> _Task instructions_
Transcribe the listing verbatim. Do not carry over any pictures.
[start Given information]
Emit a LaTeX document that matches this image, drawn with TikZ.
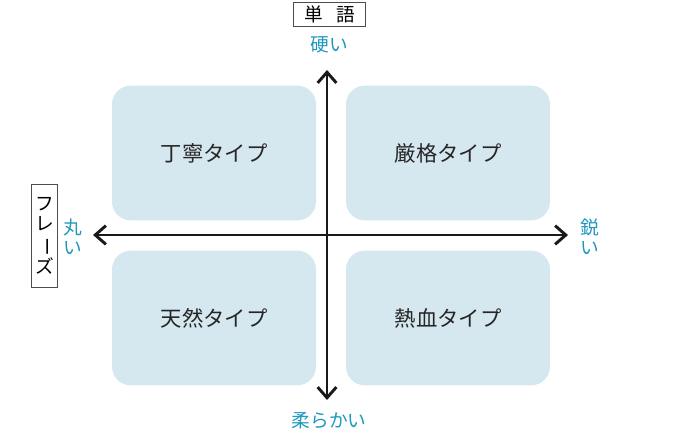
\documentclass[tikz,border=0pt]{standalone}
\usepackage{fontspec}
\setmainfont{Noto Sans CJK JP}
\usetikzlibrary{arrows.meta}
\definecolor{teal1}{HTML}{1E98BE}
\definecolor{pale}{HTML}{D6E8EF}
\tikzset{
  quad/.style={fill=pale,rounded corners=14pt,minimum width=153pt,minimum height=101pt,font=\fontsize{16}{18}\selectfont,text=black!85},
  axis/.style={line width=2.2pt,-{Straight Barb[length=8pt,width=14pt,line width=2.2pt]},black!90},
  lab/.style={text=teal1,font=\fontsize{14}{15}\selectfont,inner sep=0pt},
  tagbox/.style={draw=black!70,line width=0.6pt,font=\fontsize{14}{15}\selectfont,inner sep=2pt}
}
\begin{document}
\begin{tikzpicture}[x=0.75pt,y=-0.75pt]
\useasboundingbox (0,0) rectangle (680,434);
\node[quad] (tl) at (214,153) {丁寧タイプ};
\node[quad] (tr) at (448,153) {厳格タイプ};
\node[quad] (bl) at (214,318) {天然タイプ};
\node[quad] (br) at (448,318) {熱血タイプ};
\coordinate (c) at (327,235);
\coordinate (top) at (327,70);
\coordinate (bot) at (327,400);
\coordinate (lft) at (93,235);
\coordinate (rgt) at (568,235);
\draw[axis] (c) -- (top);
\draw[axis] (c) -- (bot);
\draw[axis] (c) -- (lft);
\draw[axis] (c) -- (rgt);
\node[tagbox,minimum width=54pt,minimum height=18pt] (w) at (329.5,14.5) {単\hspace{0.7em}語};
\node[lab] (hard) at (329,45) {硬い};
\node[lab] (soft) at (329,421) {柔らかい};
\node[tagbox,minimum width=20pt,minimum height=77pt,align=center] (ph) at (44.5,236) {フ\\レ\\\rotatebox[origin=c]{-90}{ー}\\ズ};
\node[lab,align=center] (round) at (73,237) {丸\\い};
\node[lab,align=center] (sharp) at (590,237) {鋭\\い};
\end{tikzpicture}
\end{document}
[end Given information]
> _Result below_
Emit a LaTeX document that matches this image, drawn with TikZ.
\documentclass[tikz,border=0pt]{standalone}
\usepackage{fontspec}
\setmainfont{Noto Sans CJK JP}
\usetikzlibrary{arrows.meta}
\definecolor{teal1}{HTML}{1E98BE}
\definecolor{pale}{HTML}{D6E8EF}
\tikzset{
  quad/.style={fill=pale,rounded corners=14pt,minimum width=153pt,minimum height=101pt,font=\fontsize{16}{18}\selectfont,text=black!85},
  axis/.style={line width=2.2pt,-{Straight Barb[length=8pt,width=14pt,line width=2.2pt]},black!90},
  lab/.style={text=teal1,font=\fontsize{14}{15}\selectfont,inner sep=0pt},
  tagbox/.style={draw=black!70,line width=0.6pt,font=\fontsize{14}{15}\selectfont,inner sep=2pt}
}
\begin{document}
\begin{tikzpicture}[x=0.75pt,y=-0.75pt]
\useasboundingbox (0,0) rectangle (680,434);
\node[quad] (tl) at (214,153) {丁寧タイプ};
\node[quad] (tr) at (448,153) {厳格タイプ};
\node[quad] (bl) at (214,318) {天然タイプ};
\node[quad] (br) at (448,318) {熱血タイプ};
\coordinate (c) at (327,235);
\coordinate (top) at (327,70);
\coordinate (bot) at (327,400);
\coordinate (lft) at (93,235);
\coordinate (rgt) at (568,235);
\draw[axis] (c) -- (top);
\draw[axis] (c) -- (bot);
\draw[axis] (c) -- (lft);
\draw[axis] (c) -- (rgt);
\node[tagbox,minimum width=54pt,minimum height=18pt] (w) at (329.5,14.5) {単\hspace{0.7em}語};
\node[lab] (hard) at (329,45) {硬い};
\node[lab] (soft) at (329,421) {柔らかい};
\node[tagbox,minimum width=20pt,minimum height=77pt,align=center] (ph) at (44.5,236) {フ\\レ\\\rotatebox[origin=c]{-90}{ー}\\ズ};
\node[lab,align=center] (round) at (73,237) {丸\\い};
\node[lab,align=center] (sharp) at (590,237) {鋭\\い};
\end{tikzpicture}
\end{document}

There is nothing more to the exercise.